By Daniel Estep, College of Engineering and Architecture intern
PULLMAN, Wash. Translating great ideas into tangibles the world can use is getting a boost at Washington State University, thanks in part to junior chemical engineering student Jade C. Patterson.
Patterson is one of 13 entrepreneur ambassadors nationwide with the National Collegiate Inventors and Innovators Alliance (NCIIA). As such, he helps student groups get financing through NCIIA grants.
“The NCIIA helps student groups start up a company as entrepreneurs,” he said. “As an entrepreneur ambassador, I seek student groups out and get them to apply for the grants.
“For many students, it is important to know about this resource that is available to them to help them fund things like senior design products or their own startup companies,” he said.
Connecting inventors and investors
“One of the coolest ideas I heard a student group pitch to me was a website idea that brings investors and inventors in contact with one another,” Patterson said.

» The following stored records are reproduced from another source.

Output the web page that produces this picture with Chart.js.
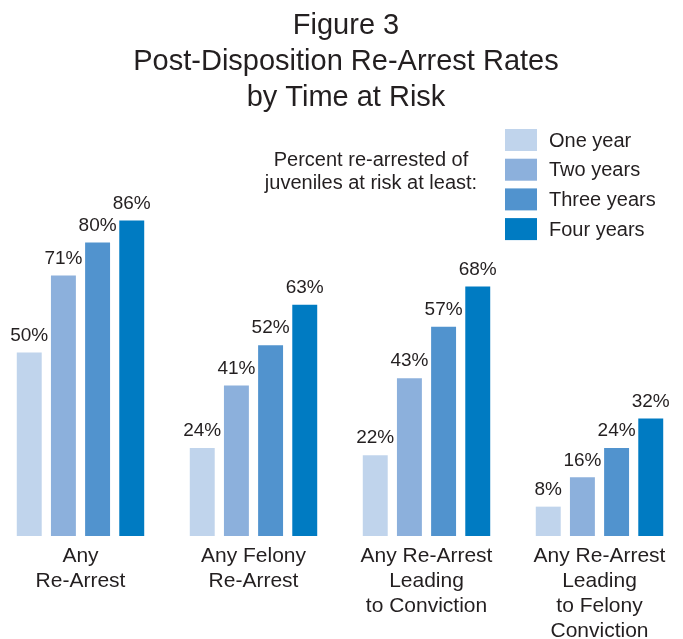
<!DOCTYPE html>
<html>
<head>
<meta charset="utf-8">
<script src="https://cdn.jsdelivr.net/npm/chart.js@4.4.1/dist/chart.umd.min.js"></script>
<style>
    html, body { margin: 0; padding: 0; background: #ffffff; overflow: hidden; }
    #wrap { position: relative; width: 683px; height: 639px; overflow: hidden; }
    #grafic { position: absolute; left: -6px; top: 0; }
</style>
</head>
<body>
<div id="wrap"><canvas id="grafic" width="692" height="639"></canvas></div>
<script>
// =========================================================
// DATA
// =========================================================
const categories = [
    ['Any', 'Re-Arrest'],
    ['Any Felony', 'Re-Arrest'],
    ['Any Re-Arrest', 'Leading', 'to Conviction'],
    ['Any Re-Arrest', 'Leading', 'to Felony', 'Conviction']
];
const seriesNames = ['One year', 'Two years', 'Three years', 'Four years'];
const oneYear    = [50, 24, 22, 8];
const twoYears   = [71, 41, 43, 16];
const threeYears = [80, 52, 57, 24];
const fourYears  = [86, 63, 68, 32];
const titleLines = ['Figure 3', 'Post-Disposition Re-Arrest Rates', 'by Time at Risk'];
const noteLines  = ['Percent re-arrested of', 'juveniles at risk at least:'];

const colors = ['#c0d4ec', '#8cb0dc', '#5193ce', '#007bc2'];
const textColor = '#231f20';
const fontFamily = "'Liberation Sans', Arial, Helvetica, sans-serif";
const OFF = 6; // canvas is shifted 6px left of the page

// =========================================================
// TEXT PLUGIN (title, note, legend, value + category labels)
// =========================================================
const textPlugin = {
    id: 'textPlugin',
    afterDraw(chart) {
        const ctx = chart.ctx;
        ctx.save();
        ctx.fillStyle = textColor;
        ctx.textAlign = 'center';
        ctx.textBaseline = 'middle';

        // title
        ctx.font = '29px ' + fontFamily;
        titleLines.forEach((t, i) => ctx.fillText(t, 346 + OFF, 26 + i * 36));

        // note
        ctx.font = '20px ' + fontFamily;
        noteLines.forEach((t, i) => ctx.fillText(t, 371 + OFF, 160 + i * 23));

        // legend
        chart.data.datasets.forEach((ds, i) => {
            const y = 129 + i * 29.7;
            ctx.fillStyle = ds.backgroundColor;
            ctx.fillRect(505 + OFF, y, 32, 22);
            ctx.fillStyle = textColor;
            ctx.textAlign = 'left';
            ctx.font = '20px ' + fontFamily;
            ctx.fillText(ds.label, 549 + OFF, y + 12);
        });

        // value labels
        ctx.textAlign = 'center';
        ctx.font = '19px ' + fontFamily;
        chart.data.datasets.forEach((ds, i) => {
            chart.getDatasetMeta(i).data.forEach((bar, j) => {
                ctx.fillText(ds.data[j] + '%', bar.x, bar.y - 17);
            });
        });

        // category labels
        const xScale = chart.scales.x;
        ctx.font = '21px ' + fontFamily;
        categories.forEach((lines, j) => {
            const x = xScale.getPixelForValue(j);
            lines.forEach((t, k) => ctx.fillText(t, x, 556 + k * 25));
        });
        ctx.restore();
    }
};

// =========================================================
// CHART
// =========================================================
const seriesData = [oneYear, twoYears, threeYears, fourYears];

new Chart(document.getElementById('grafic').getContext('2d'), {
    type: 'bar',
    data: {
        labels: categories.map(c => c.join(' ')),
        datasets: seriesData.map((d, i) => ({
            label: seriesNames[i],
            data: d,
            backgroundColor: colors[i],
            borderWidth: 0,
            categoryPercentage: 0.79,
            barPercentage: 0.73
        }))
    },
    options: {
        responsive: false,
        animation: false,
        layout: { padding: { top: 169, bottom: 103, left: 0, right: 0 } },
        plugins: {
            legend: { display: false },
            title: { display: false },
            tooltip: { enabled: false }
        },
        scales: {
            x: { display: false },
            y: { display: false, min: 0, max: 100 }
        }
    },
    plugins: [textPlugin]
});
</script>
</body>
</html>
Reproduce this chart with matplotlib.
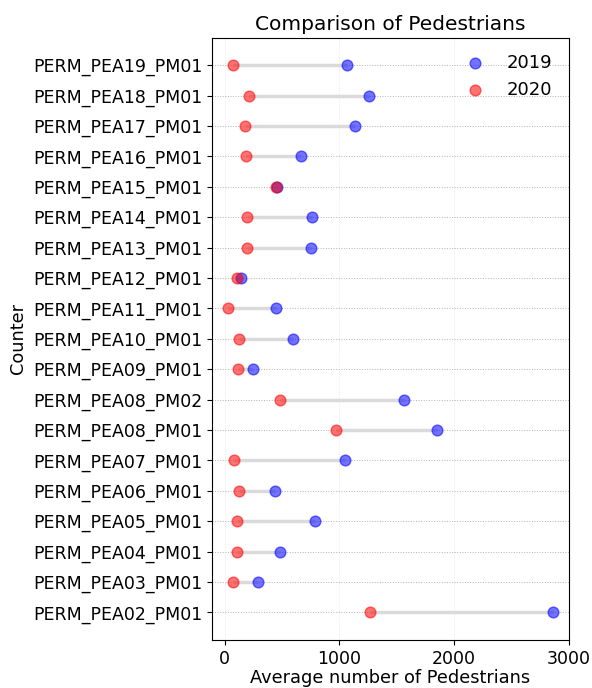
import matplotlib.pyplot as plt

counters = ['PERM_PEA02_PM01', 'PERM_PEA03_PM01', 'PERM_PEA04_PM01', 'PERM_PEA05_PM01',
            'PERM_PEA06_PM01', 'PERM_PEA07_PM01', 'PERM_PEA08_PM01', 'PERM_PEA08_PM02',
            'PERM_PEA09_PM01', 'PERM_PEA10_PM01', 'PERM_PEA11_PM01', 'PERM_PEA12_PM01',
            'PERM_PEA13_PM01', 'PERM_PEA14_PM01', 'PERM_PEA15_PM01', 'PERM_PEA16_PM01',
            'PERM_PEA17_PM01', 'PERM_PEA18_PM01', 'PERM_PEA19_PM01']
avg_2019 = [2865, 288, 480, 786, 443, 1048, 1852, 1560, 245, 594, 445, 140,
            751, 760, 460, 664, 1133, 1258, 1063]
avg_2020 = [1269, 70, 105, 108, 125, 85, 969, 480, 114, 122, 26, 105,
            192, 192, 445, 189, 178, 215, 73]

fig = plt.figure(figsize=(5.92, 6.88), dpi=100)
ax = fig.add_axes([0.358, 0.070, 0.603, 0.875])

ypos = list(range(len(counters)))
ax.hlines(y=ypos, xmin=avg_2020, xmax=avg_2019, color='#dadada', linewidth=2.5, zorder=2)
ax.scatter(avg_2019, ypos, color='blue', alpha=0.55, s=60, label='2019', zorder=3)
ax.scatter(avg_2020, ypos, color='red', alpha=0.55, s=60, label='2020', zorder=3)

ax.set_yticks(ypos)
ax.set_yticklabels(counters)
ax.tick_params(axis='both', labelsize=12.5)
ax.set_xlim(-110, 3000)
ax.set_xticks([0, 1000, 2000, 3000])

ax.grid(axis='y', linestyle=':', color='grey', alpha=0.6, linewidth=0.7)
ax.grid(axis='x', linestyle=':', color='lightgrey', alpha=0.5, linewidth=0.7)
ax.set_axisbelow(True)

ax.set_title('Comparison of Pedestrians', fontsize=14.5)
ax.set_xlabel('Average number of Pedestrians', fontsize=12.8, labelpad=1)
ax.set_ylabel('Counter', fontsize=12.8)
ax.legend(loc='upper right', frameon=False, fontsize=13)

fig.savefig('out.png', dpi=100)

The website would feature business plan ideas by inventors that could be seen by investors looking for up-and-coming companies to invest in.
Another potential startup is from a group of WSU students that is developing a product that can quantify respiration, Patterson said.
“The idea is to help athletes train more effectively and safely by taking measurements of their respiratory system as they exercise,” he said. The group is developing a prototype and doing market research.
Positive impact on society
In order for a student group to be eligible to apply for the grants, the product they are developing has to fit the following criteria: it has to be innovative, it has to be scaleable, and it has to have a positive impact on society. Scaleable means the potential business will be able to grow once it gets off the ground.
So far one group has received a grant this semester; however, there are three groups that will apply for grants in December.
Patterson also talks with classes about course and program grants through the NCIIA. The classes may be eligible for additional funding for lab equipment or materials, for example. And Patterson benefits by developing his public speaking skills.
He said he had no prior entrepreneurship background. He was told about the position by Robert Olsen, associate dean for undergraduate programs and student services in the College of Engineering and Architecture.
“It has been a great experience for me to meet tons of people and let them know about the funding they can receive,” Patterson said. “I am excited to try something new and challenging while expanding my horizon.”